[start]
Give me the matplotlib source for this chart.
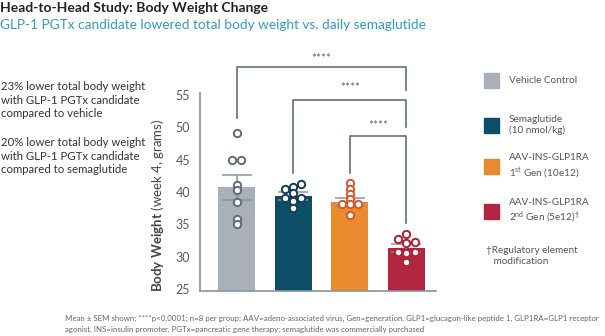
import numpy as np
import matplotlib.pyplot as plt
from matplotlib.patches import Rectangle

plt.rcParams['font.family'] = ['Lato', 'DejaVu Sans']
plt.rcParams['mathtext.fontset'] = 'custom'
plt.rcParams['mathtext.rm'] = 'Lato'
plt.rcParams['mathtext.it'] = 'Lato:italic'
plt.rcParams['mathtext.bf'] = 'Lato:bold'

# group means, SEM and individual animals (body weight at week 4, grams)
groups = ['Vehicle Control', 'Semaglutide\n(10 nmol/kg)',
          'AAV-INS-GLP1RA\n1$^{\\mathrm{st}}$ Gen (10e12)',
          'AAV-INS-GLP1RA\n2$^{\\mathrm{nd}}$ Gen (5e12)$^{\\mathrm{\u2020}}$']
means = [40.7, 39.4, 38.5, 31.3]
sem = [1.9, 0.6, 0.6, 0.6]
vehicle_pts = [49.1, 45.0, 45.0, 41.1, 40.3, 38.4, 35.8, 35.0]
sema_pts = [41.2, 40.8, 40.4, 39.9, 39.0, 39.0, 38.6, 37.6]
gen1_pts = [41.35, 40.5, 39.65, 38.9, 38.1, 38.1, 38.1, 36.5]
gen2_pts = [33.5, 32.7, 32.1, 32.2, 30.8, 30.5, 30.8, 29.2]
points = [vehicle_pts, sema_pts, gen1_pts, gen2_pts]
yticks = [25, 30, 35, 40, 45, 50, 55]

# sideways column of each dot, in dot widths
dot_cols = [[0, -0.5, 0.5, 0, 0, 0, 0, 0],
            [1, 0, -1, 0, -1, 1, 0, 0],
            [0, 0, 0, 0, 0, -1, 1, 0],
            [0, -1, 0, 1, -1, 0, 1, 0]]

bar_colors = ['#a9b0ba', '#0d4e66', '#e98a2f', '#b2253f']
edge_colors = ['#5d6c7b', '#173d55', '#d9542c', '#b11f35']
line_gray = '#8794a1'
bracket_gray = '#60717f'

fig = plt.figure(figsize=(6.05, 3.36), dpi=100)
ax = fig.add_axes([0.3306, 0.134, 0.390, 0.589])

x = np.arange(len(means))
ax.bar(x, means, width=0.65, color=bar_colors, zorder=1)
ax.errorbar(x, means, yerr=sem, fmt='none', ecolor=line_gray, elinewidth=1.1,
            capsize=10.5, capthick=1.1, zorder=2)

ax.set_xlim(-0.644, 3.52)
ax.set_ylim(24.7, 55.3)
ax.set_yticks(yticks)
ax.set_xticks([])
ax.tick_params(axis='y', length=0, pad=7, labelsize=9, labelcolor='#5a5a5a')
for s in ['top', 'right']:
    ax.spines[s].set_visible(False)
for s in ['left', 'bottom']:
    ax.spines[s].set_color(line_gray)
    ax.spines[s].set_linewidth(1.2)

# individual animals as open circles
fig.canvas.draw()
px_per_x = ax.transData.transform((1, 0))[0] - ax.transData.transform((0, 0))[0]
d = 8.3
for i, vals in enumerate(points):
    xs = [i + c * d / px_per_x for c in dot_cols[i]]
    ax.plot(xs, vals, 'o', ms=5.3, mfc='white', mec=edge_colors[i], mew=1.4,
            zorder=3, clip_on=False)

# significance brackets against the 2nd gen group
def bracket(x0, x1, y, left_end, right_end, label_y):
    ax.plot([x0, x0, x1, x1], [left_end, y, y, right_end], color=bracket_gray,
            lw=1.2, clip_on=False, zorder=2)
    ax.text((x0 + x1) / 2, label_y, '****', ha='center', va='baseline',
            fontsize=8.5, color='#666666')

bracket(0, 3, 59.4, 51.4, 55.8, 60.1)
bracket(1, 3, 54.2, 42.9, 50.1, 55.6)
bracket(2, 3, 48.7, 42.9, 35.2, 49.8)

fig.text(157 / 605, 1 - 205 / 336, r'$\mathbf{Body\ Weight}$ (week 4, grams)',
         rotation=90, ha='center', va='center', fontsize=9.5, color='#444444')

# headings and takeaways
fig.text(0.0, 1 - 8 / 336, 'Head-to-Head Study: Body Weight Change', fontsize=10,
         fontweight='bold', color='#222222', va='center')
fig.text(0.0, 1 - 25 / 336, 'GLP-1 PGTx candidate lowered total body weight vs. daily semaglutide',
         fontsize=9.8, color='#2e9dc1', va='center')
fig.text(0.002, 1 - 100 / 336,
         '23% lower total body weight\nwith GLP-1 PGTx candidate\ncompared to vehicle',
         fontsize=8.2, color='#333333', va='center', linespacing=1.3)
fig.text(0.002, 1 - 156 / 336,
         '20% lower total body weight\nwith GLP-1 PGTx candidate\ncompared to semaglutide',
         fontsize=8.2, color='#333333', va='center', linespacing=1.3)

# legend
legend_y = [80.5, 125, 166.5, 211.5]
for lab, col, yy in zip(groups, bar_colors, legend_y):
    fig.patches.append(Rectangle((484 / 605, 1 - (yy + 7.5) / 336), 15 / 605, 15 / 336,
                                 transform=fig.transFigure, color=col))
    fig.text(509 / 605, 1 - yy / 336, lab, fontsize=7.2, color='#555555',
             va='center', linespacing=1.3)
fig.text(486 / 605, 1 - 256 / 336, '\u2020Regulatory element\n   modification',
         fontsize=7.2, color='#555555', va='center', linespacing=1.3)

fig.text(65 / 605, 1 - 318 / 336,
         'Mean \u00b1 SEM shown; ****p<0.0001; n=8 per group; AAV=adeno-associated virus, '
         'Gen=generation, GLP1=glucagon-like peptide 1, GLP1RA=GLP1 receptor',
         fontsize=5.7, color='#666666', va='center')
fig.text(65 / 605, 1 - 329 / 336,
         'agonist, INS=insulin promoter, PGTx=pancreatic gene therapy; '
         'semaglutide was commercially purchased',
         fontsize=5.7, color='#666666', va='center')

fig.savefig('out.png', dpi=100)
[end]
Exercise goal »
Transcribe the material as is, with images omitted.

Response to this exercise »
Give me the matplotlib source for this chart.
import numpy as np
import matplotlib.pyplot as plt
from matplotlib.patches import Rectangle

plt.rcParams['font.family'] = ['Lato', 'DejaVu Sans']
plt.rcParams['mathtext.fontset'] = 'custom'
plt.rcParams['mathtext.rm'] = 'Lato'
plt.rcParams['mathtext.it'] = 'Lato:italic'
plt.rcParams['mathtext.bf'] = 'Lato:bold'

# group means, SEM and individual animals (body weight at week 4, grams)
groups = ['Vehicle Control', 'Semaglutide\n(10 nmol/kg)',
          'AAV-INS-GLP1RA\n1$^{\\mathrm{st}}$ Gen (10e12)',
          'AAV-INS-GLP1RA\n2$^{\\mathrm{nd}}$ Gen (5e12)$^{\\mathrm{\u2020}}$']
means = [40.7, 39.4, 38.5, 31.3]
sem = [1.9, 0.6, 0.6, 0.6]
vehicle_pts = [49.1, 45.0, 45.0, 41.1, 40.3, 38.4, 35.8, 35.0]
sema_pts = [41.2, 40.8, 40.4, 39.9, 39.0, 39.0, 38.6, 37.6]
gen1_pts = [41.35, 40.5, 39.65, 38.9, 38.1, 38.1, 38.1, 36.5]
gen2_pts = [33.5, 32.7, 32.1, 32.2, 30.8, 30.5, 30.8, 29.2]
points = [vehicle_pts, sema_pts, gen1_pts, gen2_pts]
yticks = [25, 30, 35, 40, 45, 50, 55]

# sideways column of each dot, in dot widths
dot_cols = [[0, -0.5, 0.5, 0, 0, 0, 0, 0],
            [1, 0, -1, 0, -1, 1, 0, 0],
            [0, 0, 0, 0, 0, -1, 1, 0],
            [0, -1, 0, 1, -1, 0, 1, 0]]

bar_colors = ['#a9b0ba', '#0d4e66', '#e98a2f', '#b2253f']
edge_colors = ['#5d6c7b', '#173d55', '#d9542c', '#b11f35']
line_gray = '#8794a1'
bracket_gray = '#60717f'

fig = plt.figure(figsize=(6.05, 3.36), dpi=100)
ax = fig.add_axes([0.3306, 0.134, 0.390, 0.589])

x = np.arange(len(means))
ax.bar(x, means, width=0.65, color=bar_colors, zorder=1)
ax.errorbar(x, means, yerr=sem, fmt='none', ecolor=line_gray, elinewidth=1.1,
            capsize=10.5, capthick=1.1, zorder=2)

ax.set_xlim(-0.644, 3.52)
ax.set_ylim(24.7, 55.3)
ax.set_yticks(yticks)
ax.set_xticks([])
ax.tick_params(axis='y', length=0, pad=7, labelsize=9, labelcolor='#5a5a5a')
for s in ['top', 'right']:
    ax.spines[s].set_visible(False)
for s in ['left', 'bottom']:
    ax.spines[s].set_color(line_gray)
    ax.spines[s].set_linewidth(1.2)

# individual animals as open circles
fig.canvas.draw()
px_per_x = ax.transData.transform((1, 0))[0] - ax.transData.transform((0, 0))[0]
d = 8.3
for i, vals in enumerate(points):
    xs = [i + c * d / px_per_x for c in dot_cols[i]]
    ax.plot(xs, vals, 'o', ms=5.3, mfc='white', mec=edge_colors[i], mew=1.4,
            zorder=3, clip_on=False)

# significance brackets against the 2nd gen group
def bracket(x0, x1, y, left_end, right_end, label_y):
    ax.plot([x0, x0, x1, x1], [left_end, y, y, right_end], color=bracket_gray,
            lw=1.2, clip_on=False, zorder=2)
    ax.text((x0 + x1) / 2, label_y, '****', ha='center', va='baseline',
            fontsize=8.5, color='#666666')

bracket(0, 3, 59.4, 51.4, 55.8, 60.1)
bracket(1, 3, 54.2, 42.9, 50.1, 55.6)
bracket(2, 3, 48.7, 42.9, 35.2, 49.8)

fig.text(157 / 605, 1 - 205 / 336, r'$\mathbf{Body\ Weight}$ (week 4, grams)',
         rotation=90, ha='center', va='center', fontsize=9.5, color='#444444')

# headings and takeaways
fig.text(0.0, 1 - 8 / 336, 'Head-to-Head Study: Body Weight Change', fontsize=10,
         fontweight='bold', color='#222222', va='center')
fig.text(0.0, 1 - 25 / 336, 'GLP-1 PGTx candidate lowered total body weight vs. daily semaglutide',
         fontsize=9.8, color='#2e9dc1', va='center')
fig.text(0.002, 1 - 100 / 336,
         '23% lower total body weight\nwith GLP-1 PGTx candidate\ncompared to vehicle',
         fontsize=8.2, color='#333333', va='center', linespacing=1.3)
fig.text(0.002, 1 - 156 / 336,
         '20% lower total body weight\nwith GLP-1 PGTx candidate\ncompared to semaglutide',
         fontsize=8.2, color='#333333', va='center', linespacing=1.3)

# legend
legend_y = [80.5, 125, 166.5, 211.5]
for lab, col, yy in zip(groups, bar_colors, legend_y):
    fig.patches.append(Rectangle((484 / 605, 1 - (yy + 7.5) / 336), 15 / 605, 15 / 336,
                                 transform=fig.transFigure, color=col))
    fig.text(509 / 605, 1 - yy / 336, lab, fontsize=7.2, color='#555555',
             va='center', linespacing=1.3)
fig.text(486 / 605, 1 - 256 / 336, '\u2020Regulatory element\n   modification',
         fontsize=7.2, color='#555555', va='center', linespacing=1.3)

fig.text(65 / 605, 1 - 318 / 336,
         'Mean \u00b1 SEM shown; ****p<0.0001; n=8 per group; AAV=adeno-associated virus, '
         'Gen=generation, GLP1=glucagon-like peptide 1, GLP1RA=GLP1 receptor',
         fontsize=5.7, color='#666666', va='center')
fig.text(65 / 605, 1 - 329 / 336,
         'agonist, INS=insulin promoter, PGTx=pancreatic gene therapy; '
         'semaglutide was commercially purchased',
         fontsize=5.7, color='#666666', va='center')

fig.savefig('out.png', dpi=100)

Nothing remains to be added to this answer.